• [To be done]: Determine the number of lines containing the word "this". Reply with it and nothing else.

┌─ Dataset rows

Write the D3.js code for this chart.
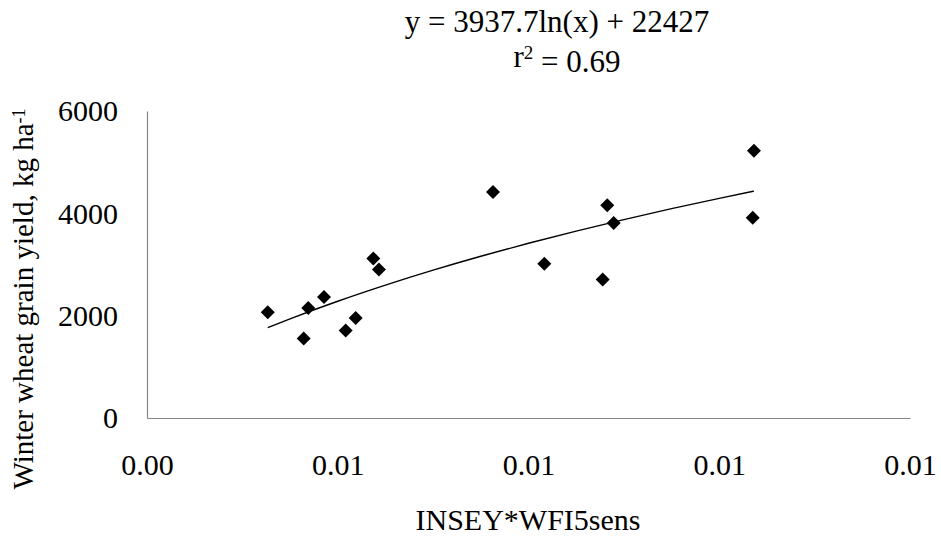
<!DOCTYPE html>
<html>
<head>
<meta charset="utf-8">
<script src="https://cdn.jsdelivr.net/npm/d3@7"></script>
<style>
  html, body { margin: 0; padding: 0; background: #fff; }
  svg { display: block; }
  text { font-family: "Liberation Serif", "Times New Roman", serif; fill: #000; }
</style>
</head>
<body>
<script>
// ---- Data ----
const xValues = [0.005266, 0.005691, 0.005856, 0.005643, 0.006188, 0.006083, 0.006373, 0.006432,
                 0.007628, 0.008166, 0.008826, 0.008893, 0.008778, 0.010364, 0.010351];
const yValues = [2065, 2151, 2367, 1555, 1955, 1712, 3118, 2902,
                 4418, 3014, 4157, 3810, 2706, 5222, 3916];
const xTicks = [0.004, 0.006, 0.008, 0.010, 0.012];
const yTicks = [0, 2000, 4000, 6000];
const trendA = 3937.7;   // y = a ln(x) + b
const trendB = 22427;
const trendSamples = [0.005266, 0.0055, 0.006, 0.0065, 0.007, 0.0075, 0.008, 0.0085, 0.009, 0.0095, 0.010, 0.010364];

const W = 941, H = 542;
const svg = d3.select("body").append("svg").attr("width", W).attr("height", H);

const x = d3.scaleLinear().domain([0.004, 0.012]).range([147, 910]);
const y = d3.scaleLinear().domain([0, 6000]).range([418, 111]);

// Axes
const xAxis = svg.append("g").attr("transform", "translate(0,418)")
  .call(d3.axisBottom(x).tickValues(xTicks).tickFormat(d3.format(".2f")).tickSize(0).tickSizeOuter(0));
xAxis.select(".domain").attr("stroke", "#868686").attr("stroke-width", 1.2);
xAxis.selectAll("text").attr("y", 57).attr("dy", 0).style("font-size", "30px")
  .style("font-family", "'Liberation Serif', serif").attr("fill", "#000");

const yAxis = svg.append("g").attr("transform", "translate(147,0)")
  .call(d3.axisLeft(y).tickValues(yTicks).tickFormat(d3.format("d")).tickSize(0).tickSizeOuter(0).tickPadding(29));
yAxis.select(".domain").attr("stroke", "#868686").attr("stroke-width", 1.2);
yAxis.selectAll("text").attr("dy", "0.33em").style("font-size", "30px")
  .style("font-family", "'Liberation Serif', serif").attr("fill", "#000");

// Trendline
const line = d3.line().x(d => x(d)).y(d => y(trendA * Math.log(d) + trendB)).curve(d3.curveMonotoneX);
svg.append("path").datum(trendSamples).attr("d", line)
  .attr("fill", "none").attr("stroke", "#000").attr("stroke-width", 1.4);

// Points (diamonds = rotated squares)
const sym = d3.symbol().type(d3.symbolSquare).size(98);
svg.append("g").selectAll("path").data(xValues.map((v, i) => [v, yValues[i]])).join("path")
  .attr("d", sym)
  .attr("transform", d => `translate(${x(d[0])},${y(d[1])}) rotate(45)`)
  .attr("fill", "#000");

// Equation label
svg.append("text").attr("x", 557).attr("y", 32).attr("text-anchor", "middle")
  .style("font-size", "31px").text("y = 3937.7ln(x) + 22427");
const r2 = svg.append("text").attr("x", 567).attr("y", 67).attr("text-anchor", "middle")
  .style("font-size", "31px");
r2.append("tspan").text("r");
r2.append("tspan").attr("dy", "-0.4em").style("font-size", "19px").text("2");
r2.append("tspan").attr("dy", "0.4em").text(" = 0.69");

// Axis titles
svg.append("text").attr("x", 528).attr("y", 530).attr("text-anchor", "middle")
  .style("font-size", "30px").text("INSEY*WFI5sens");

const yt = svg.append("text").attr("transform", "translate(33,299) rotate(-90)")
  .attr("text-anchor", "middle").style("font-size", "29px");
yt.append("tspan").text("Winter wheat grain yield, kg ha");
yt.append("tspan").attr("dy", "-0.45em").style("font-size", "18px").text("-1");
</script>
</body>
</html>
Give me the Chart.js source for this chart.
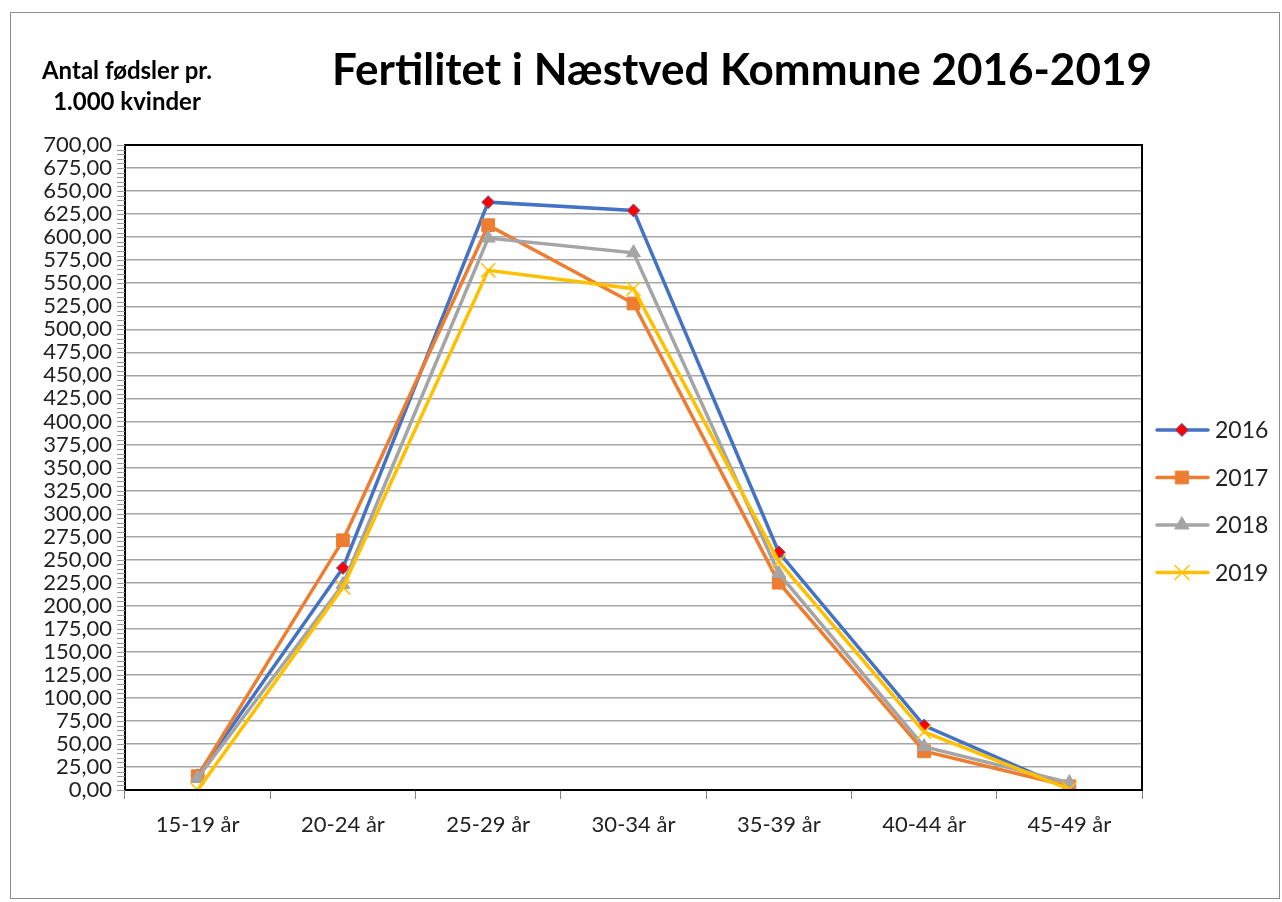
<!DOCTYPE html>
<html>
<head>
<meta charset="utf-8">
<script src="https://cdn.jsdelivr.net/npm/chart.js@4/dist/chart.umd.min.js"></script>
<style>
html,body{margin:0;padding:0;background:#fff;}
#wrap{position:relative;width:1282px;height:902px;}
</style>
</head>
<body>
<div id="wrap"><canvas id="c" width="1282" height="902"></canvas></div>
<script>
// ---- data ----
const categories = ['15-19 år', '20-24 år', '25-29 år', '30-34 år', '35-39 år', '40-44 år', '45-49 år'];
const seriesNames = ['2016', '2017', '2018', '2019'];
const values2016 = [16, 241, 638, 629, 258, 70, 1];
const values2017 = [15, 271, 613, 528, 225, 42, 4];
const values2018 = [13, 223, 599, 583, 235, 47, 8];
const values2019 = [0, 220, 564, 544, 248, 63, 1];
const yMin = 0, yMax = 700, yStep = 25, yMinorStep = 5;
const titleText = 'Fertilitet i Næstved Kommune 2016-2019';
const yCaption = ['Antal fødsler pr.', '1.000 kvinder'];

const FONT = 'Lato, "Open Sans", sans-serif';
const styles = [
  {color:'#4472C4', pointStyle:'rectRot', fill:'#FF0000', border:'#4472C4', radius:6.5, bw:1},
  {color:'#ED7D31', pointStyle:'rect', fill:'#ED7D31', border:'#ED7D31', radius:9, bw:1},
  {color:'#A5A5A5', pointStyle:'triangle', fill:'#A5A5A5', border:'#A5A5A5', radius:8, bw:1},
  {color:'#FFC000', pointStyle:'crossRot', fill:'#FFC000', border:'#FFC000', radius:10, bw:1.5}
];
const allValues = [values2016, values2017, values2018, values2019];

const datasets = seriesNames.map((n, i) => ({
  label: n,
  data: allValues[i],
  borderColor: styles[i].color,
  backgroundColor: styles[i].fill,
  borderWidth: 3.5,
  pointStyle: styles[i].pointStyle,
  pointRadius: styles[i].radius,
  pointBackgroundColor: styles[i].fill,
  pointBorderColor: styles[i].border,
  pointBorderWidth: styles[i].bw,
  tension: 0,
  order: seriesNames.length - i
}));

function drawMarker(ctx, st, x, y) {
  ctx.save();
  ctx.fillStyle = st.fill; ctx.strokeStyle = st.border; ctx.lineWidth = st.bw;
  const r = st.radius;
  ctx.beginPath();
  if (st.pointStyle === 'rectRot') {
    ctx.moveTo(x, y - r); ctx.lineTo(x + r, y); ctx.lineTo(x, y + r); ctx.lineTo(x - r, y); ctx.closePath();
    ctx.fill(); ctx.stroke();
  } else if (st.pointStyle === 'rect') {
    const s = r / Math.SQRT2;
    ctx.rect(x - s, y - s, 2 * s, 2 * s); ctx.fill(); ctx.stroke();
  } else if (st.pointStyle === 'triangle') {
    ctx.moveTo(x, y - r); ctx.lineTo(x + r * 0.87, y + r * 0.5); ctx.lineTo(x - r * 0.87, y + r * 0.5); ctx.closePath();
    ctx.fill(); ctx.stroke();
  } else if (st.pointStyle === 'crossRot') {
    const d = r * 0.707;
    ctx.moveTo(x - d, y - d); ctx.lineTo(x + d, y + d);
    ctx.moveTo(x + d, y - d); ctx.lineTo(x - d, y + d);
    ctx.stroke();
  }
  ctx.restore();
}

const decorPlugin = {
  id: 'decor',
  beforeDraw(chart) {
    const ctx = chart.ctx;
    ctx.save();
    ctx.fillStyle = '#fff';
    ctx.fillRect(0, 0, chart.width, chart.height);
    ctx.strokeStyle = '#8c8c8c';
    ctx.lineWidth = 1;
    ctx.strokeRect(10.5, 12.5, 1269, 886);
    ctx.restore();
  },
  afterDraw(chart) {
    const ctx = chart.ctx;
    const ca = chart.chartArea;
    const ys = chart.scales.y;
    ctx.save();
    // plot area border
    ctx.strokeStyle = '#000';
    ctx.lineWidth = 2;
    ctx.strokeRect(ca.left, ca.top, ca.right - ca.left, ca.bottom - ca.top);
    // minor ticks on y-axis
    ctx.strokeStyle = '#9a9a9a';
    ctx.lineWidth = 1;
    for (let v = yMin; v <= yMax; v += yMinorStep) {
      const py = Math.round(ys.getPixelForValue(v)) + 0.5;
      ctx.beginPath(); ctx.moveTo(ca.left - 8, py); ctx.lineTo(ca.left, py); ctx.stroke();
    }
    // title
    ctx.fillStyle = '#000';
    ctx.textAlign = 'center';
    ctx.textBaseline = 'middle';
    ctx.font = 'bold 44px ' + FONT;
    ctx.fillText(titleText, 742, 71);
    // y caption
    ctx.font = 'bold 24px ' + FONT;
    ctx.fillText(yCaption[0], 127, 71);
    ctx.fillText(yCaption[1], 127, 102);
    // legend
    const ly0 = 430, lgap = 47.5;
    seriesNames.forEach((n, i) => {
      const y = ly0 + i * lgap;
      ctx.strokeStyle = styles[i].color;
      ctx.lineWidth = 3.5;
      ctx.lineCap = 'round';
      ctx.beginPath(); ctx.moveTo(1157, y); ctx.lineTo(1208, y); ctx.stroke();
      drawMarker(ctx, styles[i], 1182, y);
      ctx.fillStyle = '#222';
      ctx.textAlign = 'left';
      ctx.font = '23px ' + FONT;
      ctx.fillText(n, 1215, y + 1);
    });
    ctx.restore();
  }
};

new Chart(document.getElementById('c'), {
  type: 'line',
  data: { labels: categories, datasets },
  options: {
    responsive: false,
    animation: false,
    devicePixelRatio: 1,
    layout: { padding: { left: 0, top: 145, right: 140, bottom: 42 } },
    plugins: { legend: { display: false }, tooltip: { enabled: false }, title: { display: false } },
    scales: {
      x: {
        type: 'category',
        offset: true,
        grid: { display: true, drawOnChartArea: false, drawTicks: true, tickLength: 9, color: '#7f7f7f', lineWidth: 1, offset: true },
        border: { display: true, color: '#000', width: 2 },
        ticks: { color: '#222', font: { family: FONT, size: 22 }, padding: 13, maxRotation: 0, autoSkip: false },
        afterFit(s) { s.height = 70; }
      },
      y: {
        min: yMin, max: yMax,
        grid: { color: '#a6a6a6', lineWidth: 1.5, drawTicks: false },
        border: { display: true, color: '#000', width: 2 },
        ticks: {
          stepSize: yStep, color: '#222', padding: 13, autoSkip: false,
          font: { family: FONT, size: 22 },
          callback: (v) => v.toFixed(2).replace('.', ',')
        },
        afterFit(s) { s.width = 125; }
      }
    }
  },
  plugins: [decorPlugin]
});
</script>
</body>
</html>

└─

• [Written answer]: 2